Most of the people who have actually installed second-life batteries have approached it as a small-scale research project, typically grant-funded. A scrappy company called B2U Storage Solutions broke that mold in 2020, when it built an array of old packs to deliver solar power into California’s energy markets in the most lucrative evening hours. I verified that with my own eyes in 2021, since it went far beyond the sector’s accomplishments at the time. B2U has since expanded the capacity to 28 megawatt-hours, but I haven’t seen a repeat project elsewhere yet.
Another startup called Element Energy obtained a bounty of lightly used packs, quite possibly through their investor LG, which endured a billion-dollar recall for units it supplied to General Motors a few years back. Element installed a couple dozen containers in West Texas last year, filled with 53 megawatt-hours of second-life storage. Next, it plans to build a factory to mass-produce enclosures for second-life installations.
Now, Redwood has entered the scene with its sprawling Nevada installation.
All of these developers have had to grapple with the same initial challenges. They need to get their hands on old EV packs and then sort out the ones that aren’t going to catch fire. Then they have to figure out how to safely control a patchwork fleet of batteries cobbled together from several manufacturers.
Redwood immediately stands out for its ability to handily source old packs. The company is, officially, a battery recycler, and it says it receives more old batteries than any of its U.S. competitors. All week long, trucks drop off pallets of everything from toothbrush batteries to electric-truck packs, which workers sort and stash in a 32-acre open-air depot. (Redwood says the safety benefits of super-dry air outweigh any risks associated with the bludgeoning Nevada sunshine.)
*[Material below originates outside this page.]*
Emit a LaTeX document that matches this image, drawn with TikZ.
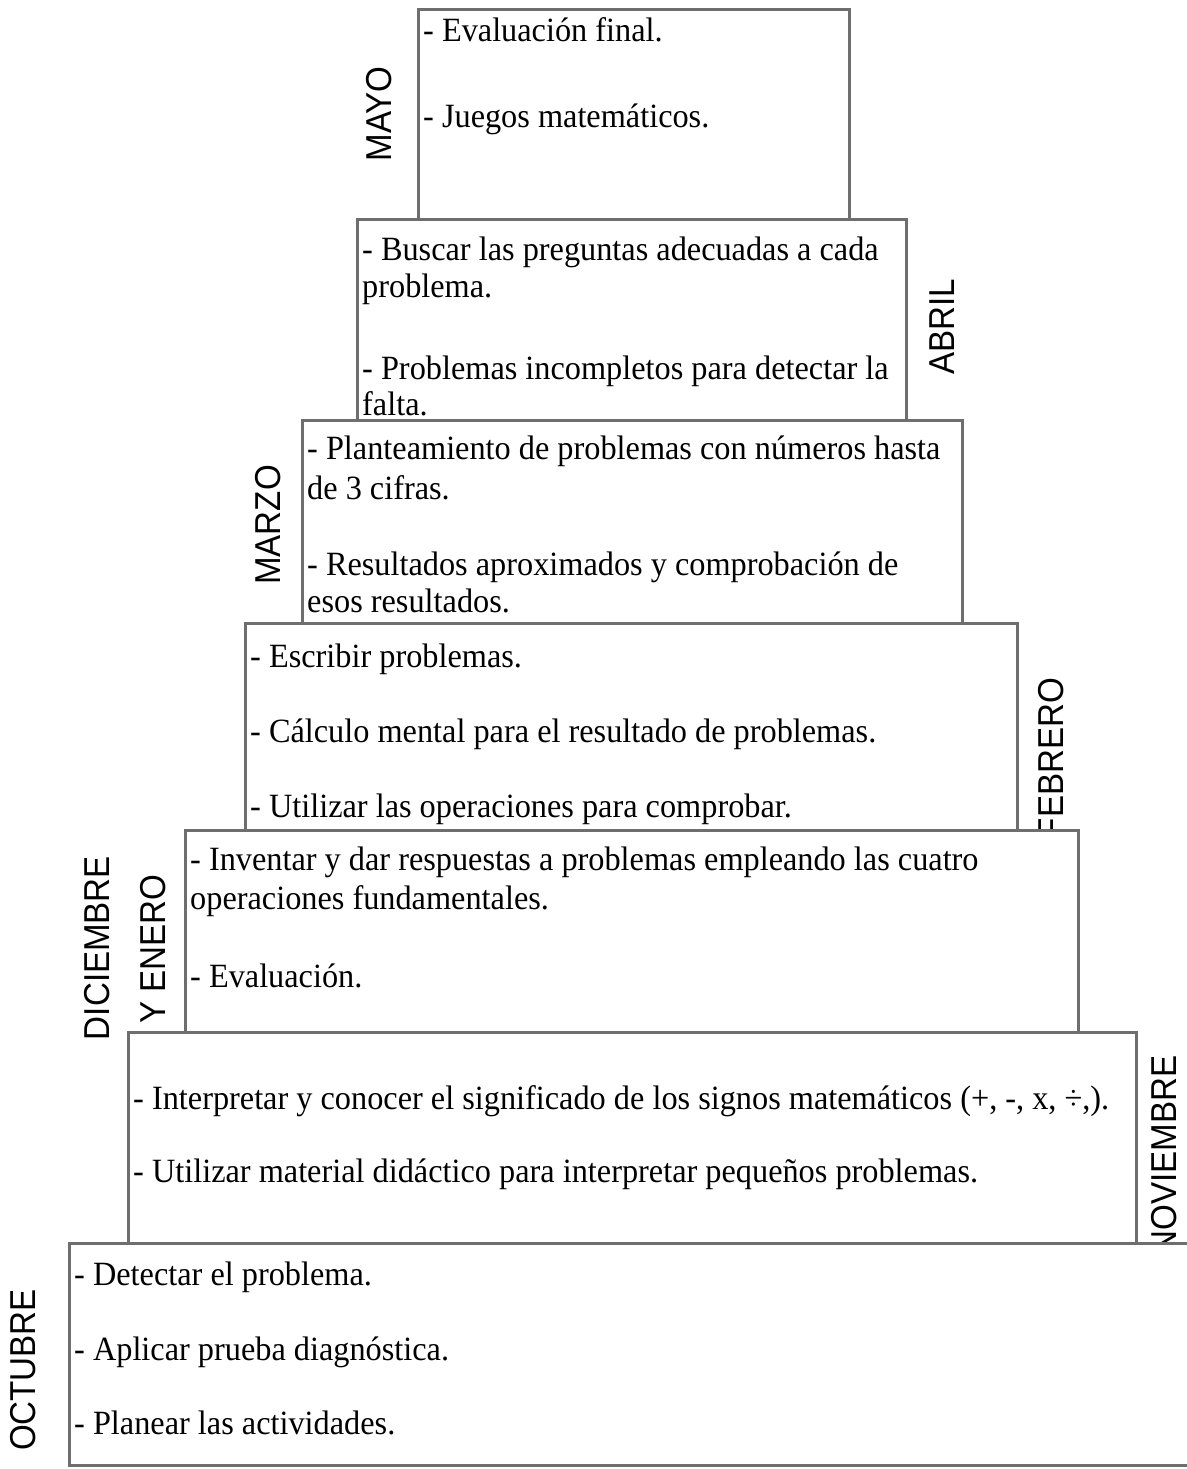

“If you ever used a lithium-ion battery, it’s probably going to end up coming through here in one way, shape, or form,” Straubel said. EV packs have been shooting up as a portion of total intake, from less than 1 gigawatt-hour per year in 2023 to more than 5 now, he added.
“That’s really one of the keys, is having the scale and having the access to the partnerships and the ability to move and transact and just physically harness that much material,” Straubel said.
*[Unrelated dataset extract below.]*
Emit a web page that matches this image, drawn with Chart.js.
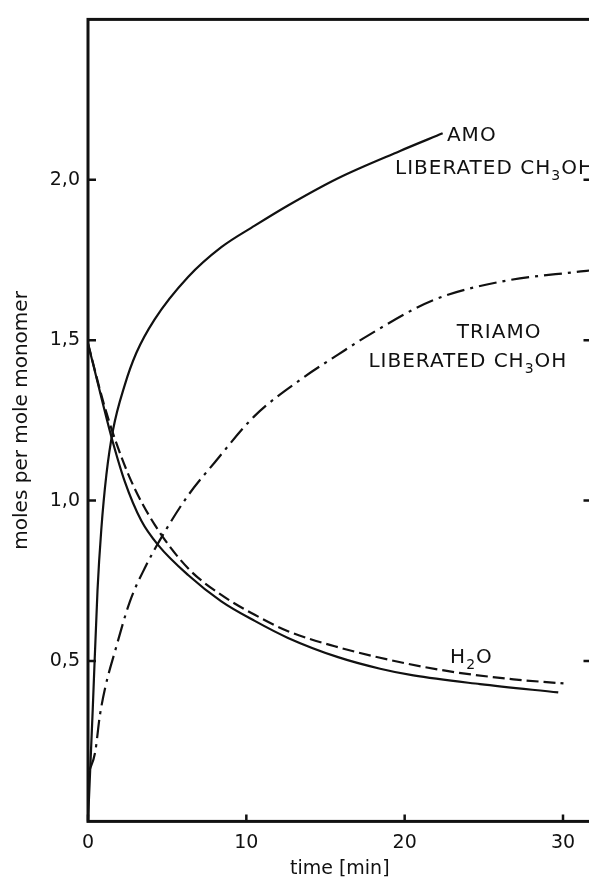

Another differentiator might as well be called moxie. Founder Straubel sets the tone as a clean-energy nerd who just likes to give things a shot. He tried second-life microgrids at home before making it a focus for the workplace. His engineers hacked together a universal controller box that connects to each type of EV pack and operates it according to its unique needs. When the time came to test the concept, Straubel oversaw construction of the biggest second-life storage project in the world, all in five months from clearing ground to completion. No grant applications required.